As a growing number of people are discovering, once you’re in debt it can be hard to extricate yourself. And often it is hardest for those who are deepest in poverty in the first place. With no access to normal finances, they are more likely to fall prey to loan sharks lending at huge rates of interest, and less able to break free.
That was the starting point for an innovative lending project that has been running in Glasgow for the past 18 months. Scotcash, a social enterprise backed by Glasgow city council together with the city’s housing association and the Royal Bank of Scotland, offers the financially excluded not just loans at affordable rates but also access to bank accounts, financial advice and even discounted house hold goods.
Such has been the extraordinary success of the project that it was last night named overall winner of the Guardian public services awards 2008.
The judges felt it was an outstanding example of public agencies’ capacity to innovate and intervene in a timely and hugely effective way at the hard edge of social policy. Speaking at the awards ceremony in London, broadcaster and journalist Kirsty Wark, who hosted the event, said: ‘This is a local authority thinking outside the box, in partnership with other agencies, and making a real impact on the needs of their local community.’
Financial exclusion continues to be a real problem in the UK, despite the growth of credit unions and government encouragement of the banking sector to tailor products and services to the needs of low-income households. In Glasgow, Sharon MacPherson, the council’s debt strategy officer, says many people are currently forced to use doorstep lenders, often at eye-watering rates of interest topping 160% APR.
In Drumchapel, one of the most deprived areas, a third of households have used expensive forms of credit — a figure which rises to 62% of lone-parent households. And this can all too easily become a downward spiral, says MacPherson.
‘Before you even get to the end of the existing loan you’re being encouraged to take out another loan. It can become never-ending.’
Scotcash set out to rectify this. Initially the idea was simply to offer affordable loans to those in poverty. But it soon became apparent that this was only part of the problem. A significant proportion of customers were not only in debt, they had no bank account or savings either — and this put them even further beyond the pale.
As a result the council teamed up with a wide range of public and private partners to provide a one-stop shop offering a variety of services under one roof. The team consists of three loan advisers and two money advisers as well as a manager and administrator. Among them they can not only arrange low-interest loans and set up bank and savings accounts but also give advice on budgeting and rescheduling debt for those for whom another loan would be inappropriate.

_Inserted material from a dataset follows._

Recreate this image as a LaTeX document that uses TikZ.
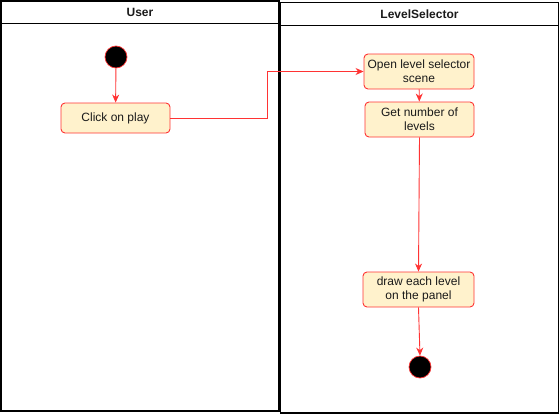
\documentclass[tikz,border=0pt]{standalone}
\usepackage{fontspec}
\setmainfont{Liberation Sans}
\usetikzlibrary{arrows.meta}
\definecolor{boxfill}{HTML}{FFF2CC}
\definecolor{boxline}{HTML}{FF3333}
\definecolor{txt}{HTML}{1A1A1A}
\begin{document}
\begin{tikzpicture}[x=1pt,y=-1pt,
  lane/.style={draw=black,line width=1.5pt},
  act/.style={draw=boxline,fill=boxfill,rounded corners=4pt,line width=0.9pt,
    text=txt,align=center,font=\fontsize{12}{14}\selectfont,inner sep=0pt},
  dot/.style={circle,fill=black,draw=boxline,line width=0.7pt,minimum size=22pt,inner sep=0pt},
  flow/.style={draw=boxline,line width=0.9pt,-{Stealth[length=8pt,width=7pt,inset=2.5pt]}},
  hdr/.style={font=\bfseries\fontsize{12}{14}\selectfont,text=txt}]
\useasboundingbox (0,0) rectangle (560,415);
% lanes
\draw[lane] (0.75,0.75) rectangle (279,411);
\draw[lane] (0.75,23.5) -- (279,23.5);
\draw[lane] (280.5,2.5) rectangle (558.5,413);
\draw[lane] (280.5,25.5) -- (558.5,25.5);
\node[hdr] (huser) at (140,12) {User};
\node[hdr] (hls) at (419.5,14) {LevelSelector};
% nodes
\node[dot] (start) at (116,57) {};
\node[act,minimum width=109pt,minimum height=30pt] (click) at (115.5,118) {Click on play};
\node[act,minimum width=110pt,minimum height=35pt] (open) at (419,71.5) {Open level selector\\scene};
\node[act,minimum width=109pt,minimum height=35pt] (getn) at (419.5,119.5) {Get number of\\levels};
\node[act,minimum width=111pt,minimum height=35pt] (drawl) at (418.5,289.5) {draw each level\\on the panel};
\node[dot] (end) at (420,367) {};
% connectors
\draw[flow] (start) -- (click);
\draw[flow] (click.east) -- (267,118) -- (267,71.5) -- (open.west);
\draw[flow] (open) -- (getn);
\draw[flow] (getn.south) -- (drawl.north);
\draw[flow] (drawl.south) -- (end.north);
\end{tikzpicture}
\end{document}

The service, which is open to anyone without financial means, has proved hugely popular. It has received more than 4,500 inquiries, with 1,500 people being granted new loans worth a total of £819,000. In addition, 319 people have opened basic bank accounts and 140 savings accounts.
MacPherson says that they have saved their clients £300,000 in interest payments compared to the cost of their usual loan arrangements. They have also managed to reschedule £2m in outstanding debts and prevent around 80 evictions.
Perhaps as remarkable is the fact that the average debt customers run up is only £500. ‘That may seem small beer compared to those in the financial mainstream,’ says MacPherson. ‘But for those who are financially excluded, who may be on very, very low income and not a lot of assets, that amount of debt can be crippling.’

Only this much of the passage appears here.